Al frente, Laura con un frasco de vidrio que llevó de su casa para empacar el maní. Al fondo, Andrea con una bolsa de pan en la que pidió le empacaran frutos secos. “Es muy sencillo hacer esto de traer mis propios recipientes. Siento que cada uno de nosotros tiene la responsabilidad de hacer algo”, asegura Laura. /FOTO MARÍA FERNANDA PALENCIA.

¿Cuántas bolsas reparte a diario?, pregunta Laura a varios vendedores. “Se gastan tres paquetes de 100”, dice el hombre de bata amarilla que atiende en ‘Masas y picados Nacho’. “Se gasta mucho plástico acá”, le comenta de paso a su ayudante, como si nunca antes se hubiese detenido a pensar en esa nimiedad. ‘Nacho’ compra a la semana ocho paquetes de bolsas de varios tamaños y colores. En ese puesto, el 145 de la plaza de Piedecuesta, se reparten más de 2.400 bolsas plásticas al mes.

En el puesto de verduras 132, Luz Marina le responde: “No le sé decir porque son muchas las que yo largo. A la semana estoy pagando más de 20 mil pesos en bolsas”. Otra vendedora, Flor de María Aza, le cuenta que dos días atrás había comprado tres paquetes de 100. Uno de esos lo empezó hace un día y solo le quedan 15 bolsas. En dos mañanas de trabajo, Flor de María entregó cerca de 85 bolsas. Al otro lado del pasillo, Magola había repartido ya las 20 bolsas que comentó gastaban a diario para las “libritas de tomate”.

Cualquiera que analiza a Laura mientras busca dónde guardar algún nuevo producto, se da cuenta que la mujer está encartada, pero en su rostro no refleja disgusto ni desesperación y hace todo con calma. Siempre halla la manera de que el tomate, el pimentón, la zanahoria y la cebolla cabezona quepan en el carrito verde de dos ruedas, mientras busca acomodar en otro bolso los bananos ‘bocadillo’, un tarro de plástico en el que van las lentejas, un frasco de vidrio con maníes y pistachos, hierbas envueltas en periódico y la harina que compró a Nacho. En el morral a sus espaldas guarda los plátanos, los huevos, seis cubios, la papa y un repollo morado que va dentro de una tula para que no se dañe.

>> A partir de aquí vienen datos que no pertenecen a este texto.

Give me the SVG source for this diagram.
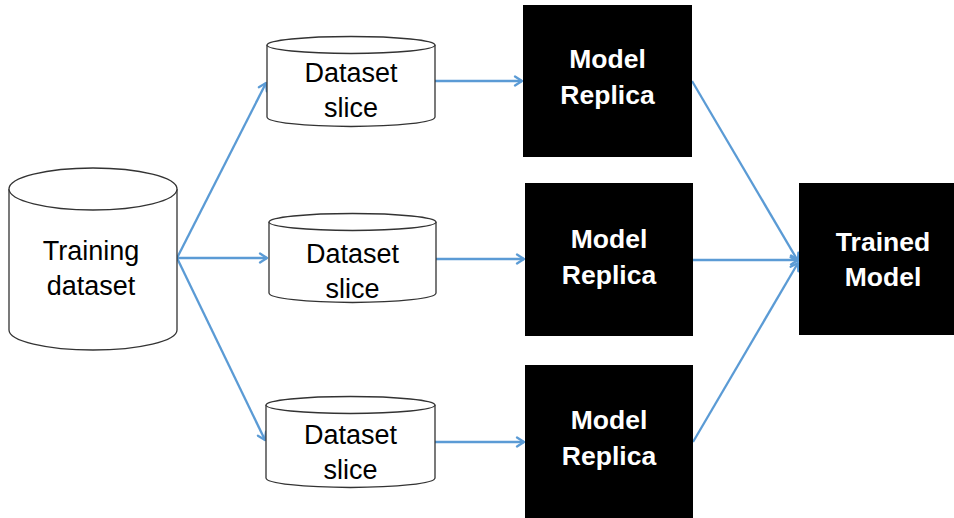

Mientras salen de la barahúnda de ventas de una cosa y otra, de basura y bolsas por doquier, Laura baja la cabeza. ¿Qué cambio drástico puede significar lo que ellas hacen? “Lo que queda es hacer el mundo un poco más vivible”, dice como quien da una palmadita en la espalda a modo de consuelo. Tanto ella como su compañera reconocen que es imposible vivir sin producir basura y que el activismo es imperfecto. Al fin y al cabo, ellas que promulgan el no uso de bolsas plásticas, se transportan en carro cada que van a la plaza. Resulta contradictorio, pero Andrea lo resuelve diciendo: “no son justos esos que dicen que si no puedes hacerlo todo, entonces no puedes hacer nada”.